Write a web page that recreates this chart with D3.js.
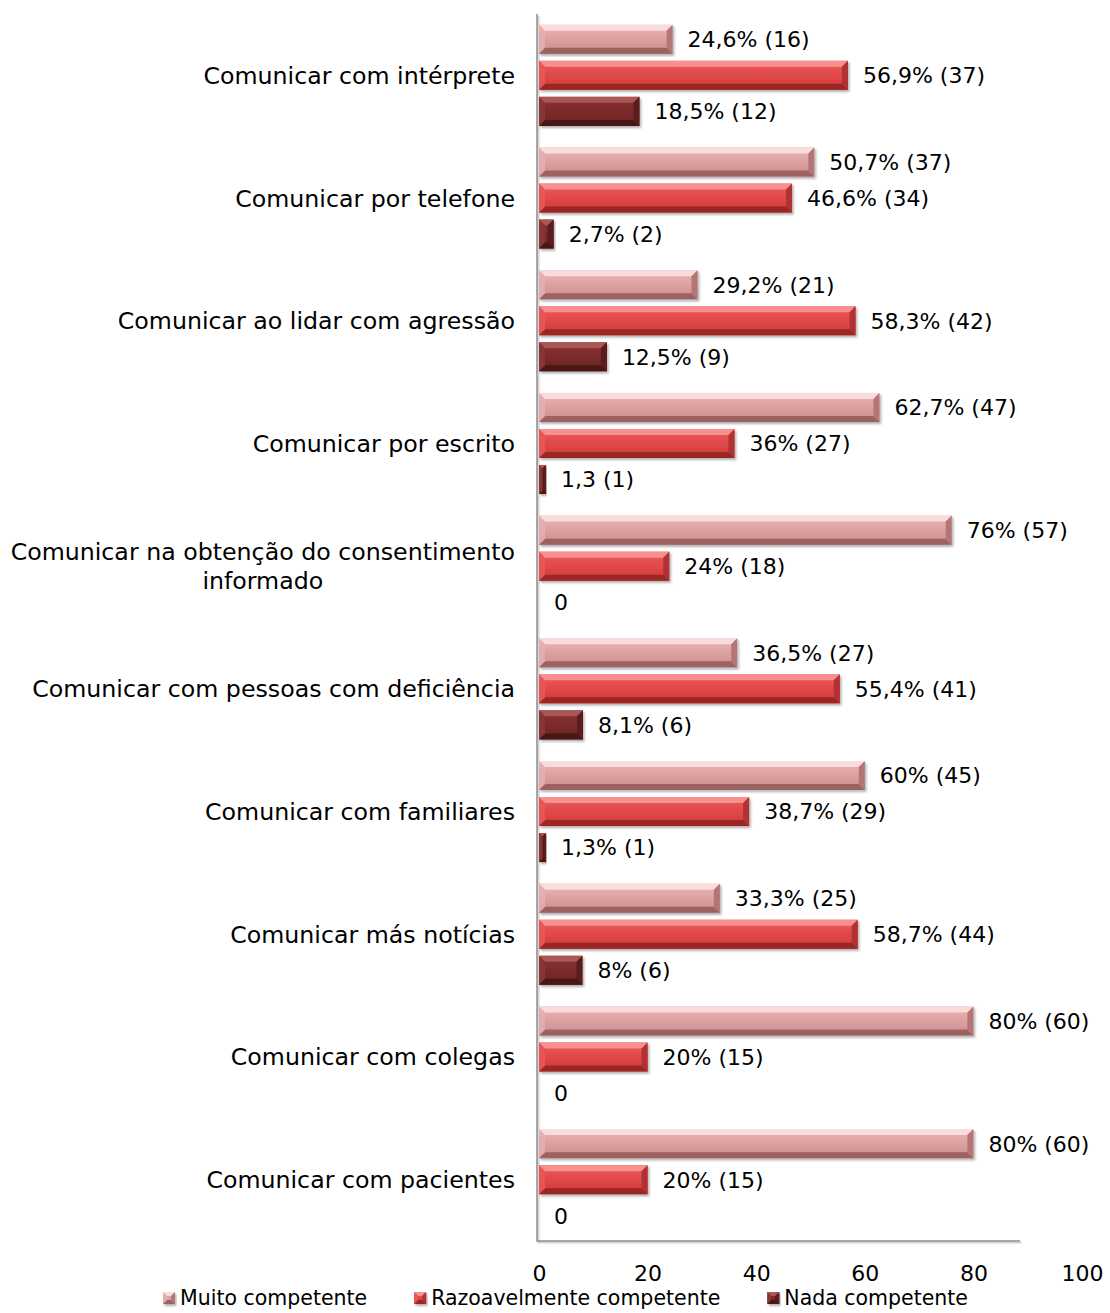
<!DOCTYPE html>
<html>
<head>
<meta charset="utf-8">
<script src="https://cdn.jsdelivr.net/npm/d3@7"></script>
<style>
  body { margin: 0; background: #fff; }
  text { font-family: "DejaVu Sans", sans-serif; fill: #000; }
</style>
</head>
<body>
<svg id="chart" width="1110" height="1313"></svg>
<script>
// categories, top to bottom
const categories = [
  'Comunicar com intérprete',
  'Comunicar por telefone',
  'Comunicar ao lidar com agressão',
  'Comunicar por escrito',
  'Comunicar na obtenção do consentimento|informado',
  'Comunicar com pessoas com deficiência',
  'Comunicar com familiares',
  'Comunicar más notícias',
  'Comunicar com colegas',
  'Comunicar com pacientes'
]
const seriesNames = ['Muito competente', 'Razoavelmente competente', 'Nada competente']

const muito = [24.6, 50.7, 29.2, 62.7, 76, 36.5, 60, 33.3, 80, 80]
const razoavel = [56.9, 46.6, 58.3, 36, 24, 55.4, 38.7, 58.7, 20, 20]
const nada = [18.5, 2.7, 12.5, 1.3, 0, 8.1, 1.3, 8, 0, 0]

const muitoLabels = ['24,6% (16)', '50,7% (37)', '29,2% (21)', '62,7% (47)', '76% (57)', '36,5% (27)', '60% (45)', '33,3% (25)', '80% (60)', '80% (60)']
const razoavelLabels = ['56,9% (37)', '46,6% (34)', '58,3% (42)', '36% (27)', '24% (18)', '55,4% (41)', '38,7% (29)', '58,7% (44)', '20% (15)', '20% (15)']
const nadaLabels = ['18,5% (12)', '2,7% (2)', '12,5% (9)', '1,3 (1)', '0', '8,1% (6)', '1,3% (1)', '8% (6)', '0', '0']

const xTicks = [0, 20, 40, 60, 80, 100]

const values = [muito, razoavel, nada]
const labels = [muitoLabels, razoavelLabels, nadaLabels]

const palettes = [
  { face1: '#ebb6b6', face2: '#cc8c8c', top: '#fadcdc', bottom: '#9c6262', left: '#e6b0b0', right: '#b27676' },
  { face1: '#ee5a5a', face2: '#d23838', top: '#f89090', bottom: '#9a2626', left: '#ea5858', right: '#b03030' },
  { face1: '#883434', face2: '#6c2222', top: '#aa5656', bottom: '#4a1414', left: '#8c3838', right: '#5a1a1a' }
]

const svg = d3.select('#chart')
const plotLeft = 539, plotRight = 1082, plotTop = 14, plotBottom = 1241

const x = d3.scaleLinear().domain([0, 100]).range([plotLeft, plotRight])
const y = d3.scaleBand().domain(d3.range(categories.length)).range([plotTop, plotBottom])
const ySub = d3.scaleBand().domain(d3.range(3)).range([0, y.bandwidth()])
  .paddingInner(7 / 36).paddingOuter(0.3)

const defs = svg.append('defs')
const shadow = defs.append('filter').attr('id', 'shadow')
  .attr('x', '-5%').attr('y', '-20%').attr('width', '115%').attr('height', '160%')
shadow.append('feDropShadow').attr('dx', 1.5).attr('dy', 2).attr('stdDeviation', 1.2)
  .attr('flood-color', '#000').attr('flood-opacity', 0.3)

palettes.forEach((p, i) => {
  const g = defs.append('linearGradient').attr('id', 'face' + i)
    .attr('x1', 0).attr('y1', 0).attr('x2', 0).attr('y2', 1)
  g.append('stop').attr('offset', '0%').attr('stop-color', p.face1)
  g.append('stop').attr('offset', '100%').attr('stop-color', p.face2)
})

// bevelled bar
function bevelBar(sel, x0, y0, w, h, p, i) {
  const b = Math.min(6, w / 2, h / 3)
  const g = sel.append('g').attr('filter', 'url(#shadow)')
  g.append('rect').attr('x', x0).attr('y', y0).attr('width', w).attr('height', h)
    .attr('fill', `url(#face${i})`)
  const x1 = x0 + w, y1 = y0 + h
  g.append('path').attr('fill', p.top)
    .attr('d', `M${x0},${y0}L${x1},${y0}L${x1 - b},${y0 + b}L${x0 + b},${y0 + b}Z`)
  g.append('path').attr('fill', p.bottom)
    .attr('d', `M${x0},${y1}L${x1},${y1}L${x1 - b},${y1 - b}L${x0 + b},${y1 - b}Z`)
  g.append('path').attr('fill', p.left).attr('opacity', 0.8)
    .attr('d', `M${x0},${y0}L${x0 + b},${y0 + b}L${x0 + b},${y1 - b}L${x0},${y1}Z`)
  g.append('path').attr('fill', p.right)
    .attr('d', `M${x1},${y0}L${x1 - b},${y0 + b}L${x1 - b},${y1 - b}L${x1},${y1}Z`)
}

// axis lines (with a soft offset line as shadow)
const axisG = svg.append('g')
const ax = plotLeft - 2
axisG.append('path').attr('fill', 'none').attr('stroke', '#d4d4d4').attr('stroke-width', 2)
  .attr('d', `M${ax + 1.5},${plotTop + 2}V${plotBottom + 1.5}H1021.5`)
axisG.append('path').attr('fill', 'none').attr('stroke', '#8c8c8c').attr('stroke-width', 1.5)
  .attr('d', `M${ax},${plotTop}V${plotBottom}H1020`)

// bars
values.forEach((vals, s) => {
  const layer = svg.append('g').attr('class', 'series' + s)
  vals.forEach((v, c) => {
    const yy = y(c) + ySub(s)
    if (v > 0) bevelBar(layer, x(0), yy, x(v) - x(0), ySub.bandwidth(), palettes[s], s)
    layer.append('text')
      .attr('x', x(v) + 15)
      .attr('y', yy + ySub.bandwidth() / 2)
      .attr('dy', '0.36em')
      .attr('font-size', 22)
      .text(labels[s][c])
  })
})

// x axis labels
const xAxis = d3.axisBottom(x).tickValues(xTicks).tickSize(0).tickPadding(0)
const gx = svg.append('g').attr('transform', `translate(0,${plotBottom + 24})`).call(xAxis)
gx.select('.domain').remove()
gx.selectAll('text').attr('font-size', 22).attr('font-family', '"DejaVu Sans", sans-serif')
  .attr('fill', '#000')

// category labels
const catG = svg.append('g')
categories.forEach((name, c) => {
  const lines = name.split('|')
  const cy = y(c) + y.bandwidth() / 2
  const t = catG.append('text').attr('font-size', 23.7).attr('text-anchor', 'middle')
  lines.forEach((ln, k) => {
    t.append('tspan').attr('x', 0)
      .attr('y', cy + (k - (lines.length - 1) / 2) * 29)
      .attr('dy', '0.36em').text(ln)
  })
  let maxW = 0
  t.selectAll('tspan').each(function () { maxW = Math.max(maxW, this.getComputedTextLength()) })
  t.attr('transform', `translate(${515 - maxW / 2},0)`)
})

// legend
const legend = svg.append('g').attr('transform', 'translate(163,1298)')
let lx = 0
seriesNames.forEach((name, s) => {
  const item = legend.append('g').attr('transform', `translate(${lx},0)`)
  bevelBar(item, 0, -6, 12, 12, palettes[s], s)
  const t = item.append('text').attr('x', 17).attr('dy', '0.36em')
    .attr('font-size', 20.5).text(name)
  lx += 17 + t.node().getComputedTextLength() + 47
})
</script>
</body>
</html>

--*--

--- WORK INSTRUCTIONS ---
Each line above that includes "chart" counts once; state the total and nothing more.

--- WRITTEN SOLUTION ---
3